Eurostar sell-off did not cover taxpayer investment, NAO finds

6 Nov 15

The government’s £757.1m sale of its stake in cross-Channel rail operator Eurostar did not cover the costs of public sector investment in the company and was driven by a desire to sell prior to the general election, auditors have said.

Analysing the sale, the National Audit Office said the sale in March met the objective of maximising taxpayer proceeds and represented value for money.
However, the total taxpayer spending on the high-speed channel tunnel line, including High Speed 1 link to London, was over £8bn. Direct financial investment in Eurostar estimated by the NAO to be around £3bn, meaning that there was a loss of over £2.2bn.

The timing of the sale, agreed in 2014, was primarily driven by the desire to sell prior to the 2015 election, the NAO concluded.

This is despite a forecast increase in Eurostar’s profits from 2016 once it has introduced new higher-capacity trains.

Although ministers considered waiting to sell until after the new trains were introduced, it was decided any delay would come with uncertainty and risks.

Auditor general Amyas Morse said the government had prepared well for the sale of Eurostar and the sale process was run effectively.
“I regard the sale as value for money,” he said.

“This case illustrates some general lessons for government as it embarks on an unprecedented asset sales programme forecast to exceed £62bn over this Parliament.

“These lessons include: the need for detailed business cases in support of the decision to sell; objective and robust valuations to decide if, and when, to sell; and getting good value from advisers.”
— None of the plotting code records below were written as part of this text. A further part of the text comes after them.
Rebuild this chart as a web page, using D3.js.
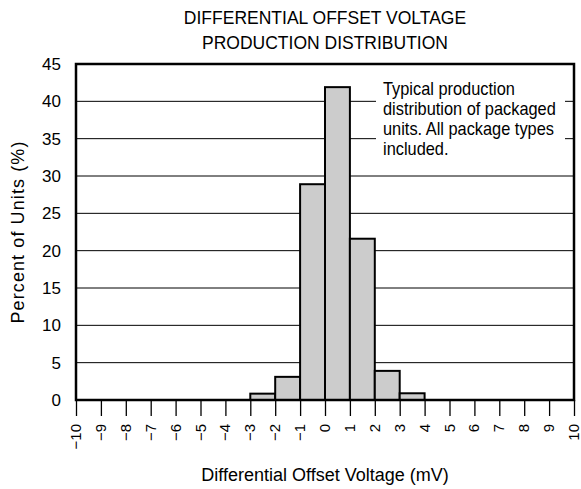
<!DOCTYPE html>
<html>
<head>
<meta charset="utf-8">
<script src="https://cdn.jsdelivr.net/npm/d3@7"></script>
<style>
  body { margin: 0; background: #fff; }
  text { font-family: "Liberation Sans", Arial, sans-serif; fill: #000; }
  .note { font-family: "Liberation Sans", Arial, sans-serif; font-size: 18px; }
</style>
</head>
<body>
<div id="chart"></div>
<script>
// Histogram of differential offset voltage

const WIDTH = 581
const HEIGHT = 489
const MARGIN = { top: 64, bot: 89, left: 76, right: 7 }

// bins (mV, left edges) and percent of units
const binStarts = [-3, -2, -1, 0, 1, 2, 3]
const percents = [0.85, 3.1, 28.9, 41.9, 21.6, 3.9, 0.9]
const xTicks = d3.range(-10, 11)
const yTicks = [0, 5, 10, 15, 20, 25, 30, 35, 40, 45]
const noteLines = ["Typical production", "distribution of packaged", "units. All package types", "included."]

const svg = d3.select("#chart")
  .append("svg")
  .attr("width", WIDTH)
  .attr("height", HEIGHT)

const x = d3.scaleLinear()
  .domain([-10, 10])
  .range([MARGIN.left, WIDTH - MARGIN.right])

const y = d3.scaleLinear()
  .domain([0, 45])
  .range([HEIGHT - MARGIN.bot, MARGIN.top])

// gridlines
svg.append("g")
  .selectAll("line")
  .data(yTicks.slice(1))
  .join("line")
  .attr("x1", x(-10))
  .attr("x2", x(10))
  .attr("y1", d => y(d))
  .attr("y2", d => y(d))
  .attr("stroke", "#000")
  .attr("stroke-width", 1)

// white box behind the note
svg.append("rect")
  .attr("x", 376)
  .attr("y", 76)
  .attr("width", 189)
  .attr("height", 84)
  .attr("fill", "#fff")

// narrow type for the note
svg.append("g")
  .attr("transform", "translate(383, 0) scale(0.91, 1)")
  .selectAll("text")
  .data(noteLines)
  .join("text")
  .attr("class", "note")
  .attr("x", 0)
  .attr("y", (d, i) => 95 + 20 * i)
  .text(d => d)

// bars
svg.append("g")
  .selectAll("rect")
  .data(binStarts)
  .join("rect")
  .attr("x", d => x(d))
  .attr("width", d => x(d + 1) - x(d))
  .attr("y", (d, i) => y(percents[i]))
  .attr("height", (d, i) => y(0) - y(percents[i]))
  .attr("fill", "#cccccc")
  .attr("stroke", "#000")
  .attr("stroke-width", 2)

// x axis ticks below the frame
const xAxis = d3.axisBottom(x)
  .tickValues(xTicks)
  .tickSize(16)
  .tickFormat(d => String(d).replace("-", "\u2212"))

const gx = svg.append("g")
  .attr("transform", `translate(0, ${y(0)})`)
  .call(xAxis)
gx.select(".domain").remove()
gx.selectAll("line").attr("stroke", "#000").attr("stroke-width", 1.3)
gx.selectAll("text")
  .attr("font-size", 15)
  .style("text-anchor", "end")
  .attr("transform", "rotate(-90)")
  .attr("x", -24)
  .attr("y", 0)
  .attr("dy", "0.3em")

// y axis labels
const yAxis = d3.axisLeft(y)
  .tickValues(yTicks)
  .tickSize(0)
  .tickPadding(15)

const gy = svg.append("g")
  .attr("transform", `translate(${MARGIN.left}, 0)`)
  .call(yAxis)
gy.select(".domain").remove()
gy.selectAll("text").attr("font-size", 17)

// frame
svg.append("rect")
  .attr("x", x(-10))
  .attr("y", y(45))
  .attr("width", x(10) - x(-10))
  .attr("height", y(0) - y(45))
  .attr("fill", "none")
  .attr("stroke", "#000")
  .attr("stroke-width", 2.5)

// titles
svg.append("text")
  .attr("x", 325)
  .attr("y", 24)
  .attr("text-anchor", "middle")
  .attr("font-size", 17.5)
  .text("DIFFERENTIAL OFFSET VOLTAGE")

svg.append("text")
  .attr("x", 325)
  .attr("y", 49)
  .attr("text-anchor", "middle")
  .attr("font-size", 17.5)
  .text("PRODUCTION DISTRIBUTION")

svg.append("text")
  .attr("x", 325)
  .attr("y", 481)
  .attr("text-anchor", "middle")
  .attr("font-size", 18)
  .text("Differential Offset Voltage (mV)")

svg.append("text")
  .attr("transform", `translate(24, ${(y(0) + y(45)) / 2}) rotate(-90)`)
  .attr("text-anchor", "middle")
  .attr("font-size", 18)
  .attr("letter-spacing", 1.1)
  .text("Percent of Units (%)")
</script>
</body>
</html>
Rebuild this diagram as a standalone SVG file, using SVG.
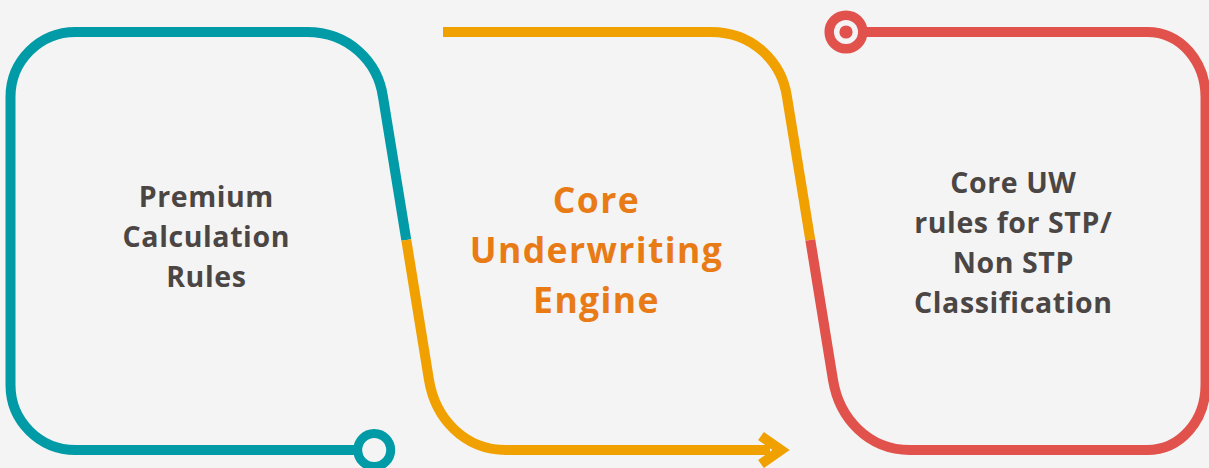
<svg xmlns="http://www.w3.org/2000/svg" width="1209" height="468" viewBox="0 0 1209 468">
  <style>
    .ln { fill: none; stroke-width: 10; stroke-linecap: butt; stroke-linejoin: round; }
    .teal { stroke: #009ba6; }
    .orange { stroke: #f0a100; }
    .red { stroke: #e0524b; }
    .lbl { font-family: "Open Sans", "Liberation Sans", sans-serif; font-weight: 700; text-anchor: middle; }
    .grey { fill: #4b4644; font-size: 28.5px; letter-spacing: 0.6px; }
    .hl { fill: #e87b16; font-size: 35.5px; letter-spacing: 1.4px; }
  </style>
  <rect width="1209" height="468" fill="#f4f4f4"/>

  <g id="connectors">
    <path class="ln teal" d="M406.3 240 L383 97 C378 62 349 32 307 32 L75.5 32 A65 65 0 0 0 10.5 97 L10.5 385 A65 65 0 0 0 75.5 450 L360 450"/>
    <path class="ln orange" d="M443 32 L711 32 C753 32 782 62 787 97 L810.3 240"/>
    <path class="ln orange" d="M406.3 240 L429 380 C435.2 418 464 450 506 450 L770 450"/>
    <polyline class="ln orange" points="761,436 781,450 761,464" style="stroke-linejoin:miter;stroke-miterlimit:10"/>
    <path class="ln red" d="M810.3 240 L833 380 C839.2 418 868 450 910 450 L1147 450 C1181 450 1205.5 420 1205.5 385 L1205.5 97 C1205.5 62 1181 32 1147 32 L860 32"/>
  </g>

  <g id="end-teal">
    <circle cx="374.2" cy="450" r="16.5" fill="#f4f4f4" stroke="#009ba6" stroke-width="9"/>
  </g>
  <g id="start-red">
    <circle cx="846" cy="32" r="16.8" fill="#f4f4f4" stroke="#e0524b" stroke-width="9.5"/>
    <circle cx="846" cy="32" r="6.6" fill="#e0524b"/>
  </g>

  <g id="node-premium">
    <text class="lbl grey" x="206.3" y="207">Premium</text>
    <text class="lbl grey" x="206.3" y="247">Calculation</text>
    <text class="lbl grey" x="206.3" y="287">Rules</text>
  </g>
  <g id="node-engine">
    <text class="lbl hl" x="596.5" y="213">Core</text>
    <text class="lbl hl" x="596.5" y="263">Underwriting</text>
    <text class="lbl hl" x="596.5" y="313">Engine</text>
  </g>
  <g id="node-uw-rules">
    <text class="lbl grey" x="1013.3" y="193">Core UW</text>
    <text class="lbl grey" x="1013.3" y="233">rules for STP/</text>
    <text class="lbl grey" x="1013.3" y="273">Non STP</text>
    <text class="lbl grey" x="1013.3" y="313">Classification</text>
  </g>
</svg>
The sale price of £585.1m for the 40% stake was almost double the government’s central valuation of £305m, while Eurostar paid £172m to redeem the UK government’s preference share, created to pay a dividend, following negotiation with the company and its other shareholders. The preference share was created when the company was incorporated in 2010.

Responding to the report, a Treasury spokeswoman said: “We welcome confirmation from the National Audit Office that the government sale of the UK’s shareholding in Eurostar delivered a good deal for British taxpayers – raising a total of £757.1m to help reduce our national debt – and with a process that was well-run and effective.”